Howard Lake | 11 June 2010 | News

The Management Centre (=mc) has launched scenariosforchange.com, a website where sector experts contribute their vision (or ‘scenario’) for the not-for-profit sector in 2020. The content is publicly available, and =mc hope that it will stimulate discussion about the opportunities and challenges to come in the next decade.
Scenario planning is “a method for engaging with a raft of possible future dynamics and it offers a way to systematically identify their implications”. As such, say =mc, “it is a method that provides leaders with the information they need to equip their organisations for the future”. Future scenarios can cover topics such as changing geo-political power, technology, global warming, and the dissipation of national ‘giving’ boundaries.
Kate Gilmore, Principal Management Consultant at The Management Centre, said: “Scenario planning is a highly effective way of anticipating and adapting to future uncertainty – whatever lies ahead. It can give leaders the advantage as they work to “future proof” their organisations for effective defense of their causes”.
Several scenarios are already live at the site including one from Marc Dubois, Executive Director of Médecins Sans Frontières UK, who questions whether the ‘Golden Era’ of the Western-based global NGO is grinding to a halt. He says of global NGOs that: “By 2020 we will either have re-birthed ourselves or joined the cassette tape, Vanilla Ice and the stegosaurus.”

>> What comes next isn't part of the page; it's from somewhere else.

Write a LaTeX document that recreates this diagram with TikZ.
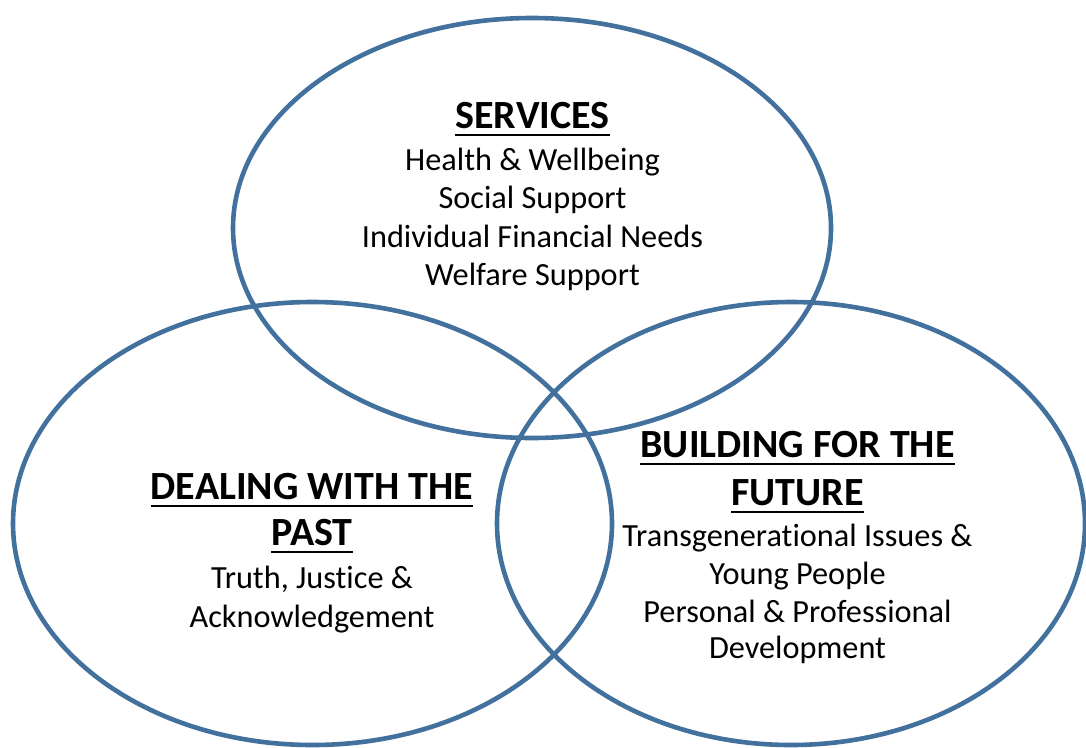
\documentclass[tikz,border=0pt]{standalone}
\usepackage{fontspec}
\setmainfont[Ligatures=NoCommon]{Carlito}
\usetikzlibrary{shapes.geometric}
\definecolor{ringblue}{RGB}{65,113,156}
\begin{document}
\begin{tikzpicture}[x=1pt,y=-1pt,
  ring/.style={draw=ringblue, line width=4.6pt, ellipse, inner sep=0pt, outer sep=0pt},
  head/.style={anchor=base, inner sep=0pt, font=\fontsize{40}{46}\selectfont\bfseries},
  body/.style={anchor=base, inner sep=0pt, font=\fontsize{32.3}{38}\selectfont},
  uline/.style={draw=black, line width=2pt}]
\useasboundingbox[fill=white] (0,0) rectangle (1086,747);
% circles
\node[ring, minimum width=598pt, minimum height=420pt] (services) at (532,228) {};
\node[ring, minimum width=599pt, minimum height=443pt] (past) at (312.5,523.5) {};
\node[ring, minimum width=588pt, minimum height=443pt] (future) at (791,523.5) {};
% services text
\node[head] (sh) at (532.5,128) {SERVICES};
\node[body] (s1) at (532.5,170) {Health \& Wellbeing};
\node[body] (s2) at (532.5,208.5) {Social Support};
\node[body] (s3) at (532.5,247) {Individual Financial Needs};
\node[body] (s4) at (532.5,285) {Welfare Support};
% past text
\node[head] (ph1) at (312,499) {DEALING WITH THE};
\node[head] (ph2) at (312,545) {PAST};
\node[body] (p1) at (312,588) {Truth, Justice \&};
\node[body] (p2) at (312,627) {Acknowledgement};
% future text
\node[head] (fh1) at (797.5,457) {BUILDING FOR THE};
\node[head] (fh2) at (797.5,505) {FUTURE};
\node[body] (f1) at (797.5,546) {Transgenerational Issues \&};
\node[body] (f2) at (797.5,584) {Young People};
\node[body] (f3) at (797.5,622) {Personal \& Professional};
\node[body] (f4) at (797.5,658) {Development};
% underlines
\foreach \n in {sh,ph1,ph2,fh1,fh2}{
  \draw[uline] ([yshift=-6.5pt]\n.base west) -- ([yshift=-6.5pt]\n.base east);
}
\end{tikzpicture}
\end{document}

The website offers ./guidance about how to implement scenario planning and case studies, including the British Red Cross’s preparations for a UK terrorist attack that were swiftly put into action at the time of the 7/7 London bombings.
The new website was developed following the success of Fundraising Scenarios,
a global research programme designed to identify likely scenarios for fundraising over the coming decade. It looked at likely income streams, donor stereotypes, new and emerging markets and technological advances.